Ciaramitaro's ultimate dream back then was to play at Sound & Fury, the annual L.A. hardcore festival that at that point he'd only experienced via YouTube footage. But if they wanted to get there, there was a long, tough road ahead of them.

"The early years of the band were kinda dark," says Ciaramitaro. For one thing, the cost of living in Santa Cruz is one of the highest in the country, and after college the members of Drain were struggling to get by. If he wanted to eat, Ciaramitaro would wait until Flegal clocked out of work at a nearby coffee shop and take whatever stale, unsold food was thrown his way. At one point, he made spare cash posing nude for college art classes. To add insult to injury, the band would go on tour and stay in beautiful houses in other states that cost only a fraction of their rent. "It's the curse of California: You can't leave," he says, nodding to the frustration that inspired their record's title. "There's too many good things. You can go surfing, and then you can look up and see a beautiful redwood forest. And there's a price that comes with it."

They weren't getting any younger, either, and the pressure to give up and do something with their college degrees was mounting. "I come from a big Italian family, in a small port town where everyone knows everybody. A lot of people were kinda like, 'What the fuck are you doing? You're 24. You're throwing your life away.' It really shook me, and still to this day, it fuels me." Across most of California Cursed, Ciaramitaro speaks directly to those people, most memorably on "Army of One": "Have you ever put your life on the line/To follow a dream, to feel alive?/No? Then don't speak."

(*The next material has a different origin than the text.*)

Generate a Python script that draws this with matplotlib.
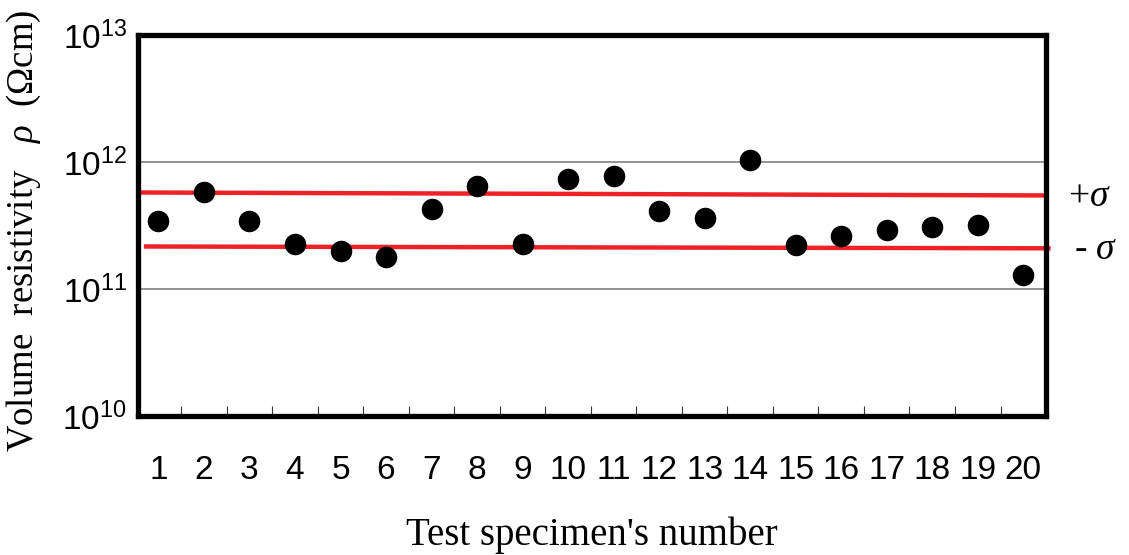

Drain's greatest vindication came in 2019, when after years of thankless touring they finally made it to Sound & Fury. "People were just as excited about us being on that fest as we were. We were seeing kids that booked us in Tennessee or in Iowa, and they were like, 'I booked these guys four years ago. They stayed with me at my parents' house, and now they're playing this fest!' We were the band for the underdogs and the outcasts, and now we were all in the same room, and we made enough noise amongst ourselves that even the cool kids were like, 'Damn, maybe this band is pretty cool.'" A half hour after that set, Revelation Records approached them about releasing California Cursed. "That one show single-handedly shifted the course of what at least the next five to 10 years of my life was gonna be like."

In 2021, the band broke their pandemic hiatus with the instantly legendary Real Bay Shit show — an enormous and completely DIY affair featuring Drain and fellow NorCal bands Gulch, Scowl and Sunami — where they finally unleashed the furious potential that California Cursed had promised over a year before. They're now hard at work on their new album, which Ciaramitaro promises will be "really fucking pissed off." They've blown past their initial wildest dreams, but for Drain there's still no end in sight. "I'm on this never-ending quest to prove something to myself — I don't even know what it is, and I don't know whether I'll ever be satisfied. I hope not."

Reflecting on almost eight years of blood, sweat and tears, Ciaramitaro sums up what makes Drain a true DIY hardcore success story. "We didn't have anybody that showed us the ropes. We learned from our own mistakes. But that's why we're [still] here. We're built to last. We've been around when no one cared, and we're around now that people do care, and we'll probably be around when people don't care anymore.

"If we can make a name for ourselves when we had everything stacked against us, then you can do whatever it is that you wanna do. Let us be living proof."